Seven years later, in 2020, Australia had the lengthiest season of climate-driven wildfires, the intensity of which the The New York Times described in a breathtaking headline as “an atomic bomb.” For the first time in its history, Australia issued a “compulsory call-out” of its Defense Force Reserve Brigades, and deployed thousands of soldiers, sailors, and airmen to battle the raging fires and help evacuations. Yet the Australian military alone was no match for the blazes. Seventy countries, including Canada, New Zealand, Singapore, and the United States, offered assistance. The economic cost of fires was put at $103 billion. Worst of all, 1 billion animals were burned to death in this climate-fueled inferno.

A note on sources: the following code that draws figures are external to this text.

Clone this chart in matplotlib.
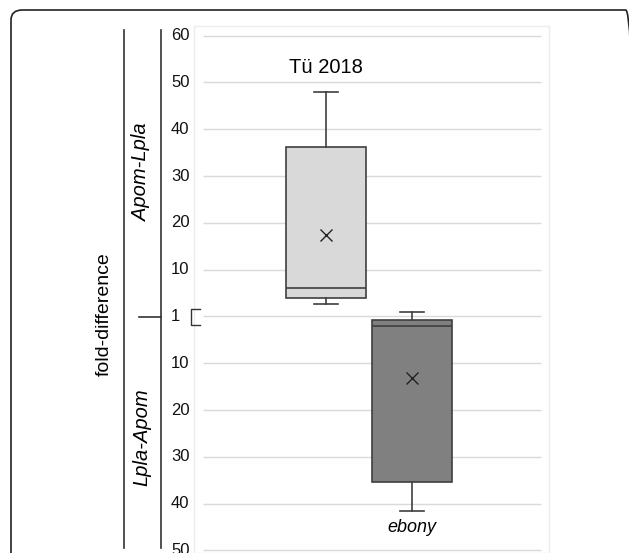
import matplotlib.pyplot as plt
from matplotlib.patches import FancyBboxPatch
from matplotlib.lines import Line2D

plt.rcParams['font.family'] = ['Liberation Sans', 'DejaVu Sans']
plt.rcParams['font.size'] = 12

# fold-difference, drawn as signed values (negative = Lpla-Apom side)
groups = ["Tü 2018", "ebony"]
whis_hi = [48.0, 1.0]
q3 = [36.2, -0.7]
medians = [6.1, -2.0]
q1 = [3.9, -35.3]
whis_lo = [2.6, -41.6]
means = [17.3, -13.1]
box_colors = ["#d9d9d9", "#808080"]

tick_vals = [60, 50, 40, 30, 20, 10, 0, -10, -20, -30, -40, -50]
tick_labels = ["60", "50", "40", "30", "20", "10", "1", "10", "20", "30", "40", "50"]

W, H = 629, 553
fig = plt.figure(figsize=(W / 100, H / 100), dpi=100)


def fx(px):
    return px / W


def fy(py):
    return 1 - py / H


# plot area in pixels
left, right, top, bottom = 194, 549, 26, 553
ax = fig.add_axes([fx(left), fy(bottom), fx(right) - fx(left), fy(top) - fy(bottom)])

stats = []
for i in range(len(groups)):
    stats.append({
        "med": medians[i], "q1": q1[i], "q3": q3[i],
        "whislo": whis_lo[i], "whishi": whis_hi[i], "mean": means[i],
        "fliers": [],
    })

edge = "#3f3f3f"
bp = ax.bxp(
    stats, positions=[1, 2], widths=0.92, patch_artist=True,
    showmeans=True, showfliers=False,
    boxprops=dict(edgecolor=edge, linewidth=1.2),
    medianprops=dict(color=edge, linewidth=1.2),
    whiskerprops=dict(color=edge, linewidth=1.2),
    capprops=dict(color=edge, linewidth=1.2),
    capwidths=0.27,
    meanprops=dict(marker="x", markeredgecolor="#222222", markersize=8, markeredgewidth=1.0),
    zorder=3,
)
for patch, c in zip(bp["boxes"], box_colors):
    patch.set_facecolor(c)

# gridlines (not spanning full plot box)
ax.hlines(tick_vals, -0.43, 3.50, color="#d9d9d9", linewidth=1.0, zorder=1)

ax.set_xlim(-0.535, 3.593)
ax.set_ylim(-50.55, 62.05)
ax.set_xticks([])
ax.set_yticks([])
for s in ax.spines.values():
    s.set_color("#ececec")
    s.set_linewidth(1.0)

# tick labels left of the plot box
for v, lab in zip(tick_vals, tick_labels):
    ax.annotate(lab, xy=(0, v), xycoords=("axes fraction", "data"),
                xytext=(-23, 0), textcoords="offset pixels",
                ha="left", va="center", fontsize=12, color="#111111",
                annotation_clip=False)

# group labels
ax.text(1, 53.1, groups[0], ha="center", va="center", fontsize=14.5)
ax.text(2, -45.0, groups[1], ha="center", va="center", fontsize=13, style="italic")

# left-side decorations
line_kw = dict(color="#333333", linewidth=1.2, transform=fig.transFigure)
fig.add_artist(Line2D([fx(161), fx(161)], [fy(30), fy(548)], **line_kw))
fig.add_artist(Line2D([fx(124), fx(124)], [fy(30), fy(548)], **line_kw))
fig.add_artist(Line2D([fx(139), fx(161)], [fy(316.5), fy(316.5)], **line_kw))
# small bracket at 1
fig.add_artist(Line2D([fx(200), fx(191), fx(191), fx(200)],
                      [fy(309), fy(309), fy(325), fy(325)],
                      color="#333333", linewidth=1.0, transform=fig.transFigure))

fig.text(fx(104), fy(314), "fold-difference", rotation=90, ha="center", va="center", fontsize=14)
fig.text(fx(142), fy(172), "Apom-Lpla", rotation=90, ha="center", va="center",
         fontsize=14.5, style="italic")
fig.text(fx(142), fy(437), "Lpla-Apom", rotation=90, ha="center", va="center",
         fontsize=14.5, style="italic")

# outer rounded frame
frame = FancyBboxPatch((fx(11), fy(600)), fx(637) - fx(11), fy(10) - fy(600),
                       boxstyle="round,pad=0,rounding_size=0.018",
                       transform=fig.transFigure, facecolor="none",
                       edgecolor="#222222", linewidth=1.2)
fig.add_artist(frame)

fig.savefig("out.png", dpi=100)
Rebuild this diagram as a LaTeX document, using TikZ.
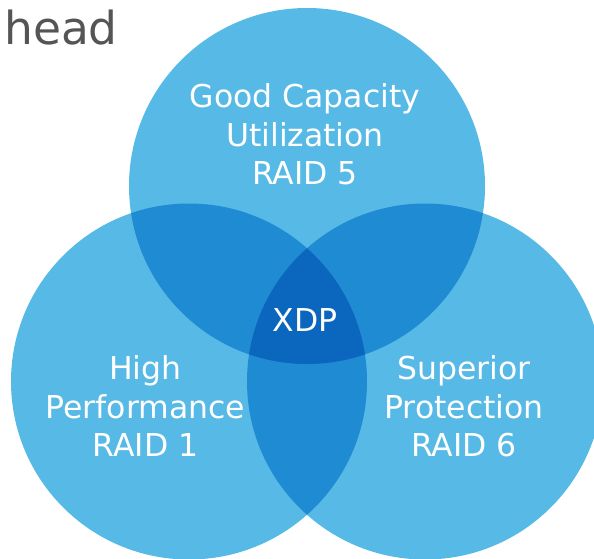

The Asia-Pacific is set to see the economic tab of climatic disasters double to $1.4 trillion a year (which is 4.2% of regional GDP). By the middle of the 21st century, the global toll of climate-driven calamities will reach $38 trillion a year. How ironic it is that 200 world leaders at the climate summit (COP29) in Baku, Azerbaijan this November, will be fighting tooth and nail to commit the least possible amount to the $100 billion global climate fund, which is basically a cleanup cost of climate change. Yet they have no remorse in having future generations pay $38 trillion a year as a penalty for climate breakdown. The cost of all wars, including world wars, fought in the 20th century is not nearly as much as this amount.
It is, however, heartening that the climate envoy John Podesta has announced U.S. support for Azerbaijan’s initiative of the New Collective Quantified Goal on climate finance. In a U.S.-China Working Group meeting in Beijing in September, Podesta urged China to support this initiative. Both will cohost a summit of world leaders assembled at COP29 to urge more aggressive cuts in greenhouse gas emissions. In all of this, climate change is defining itself in geopolitics.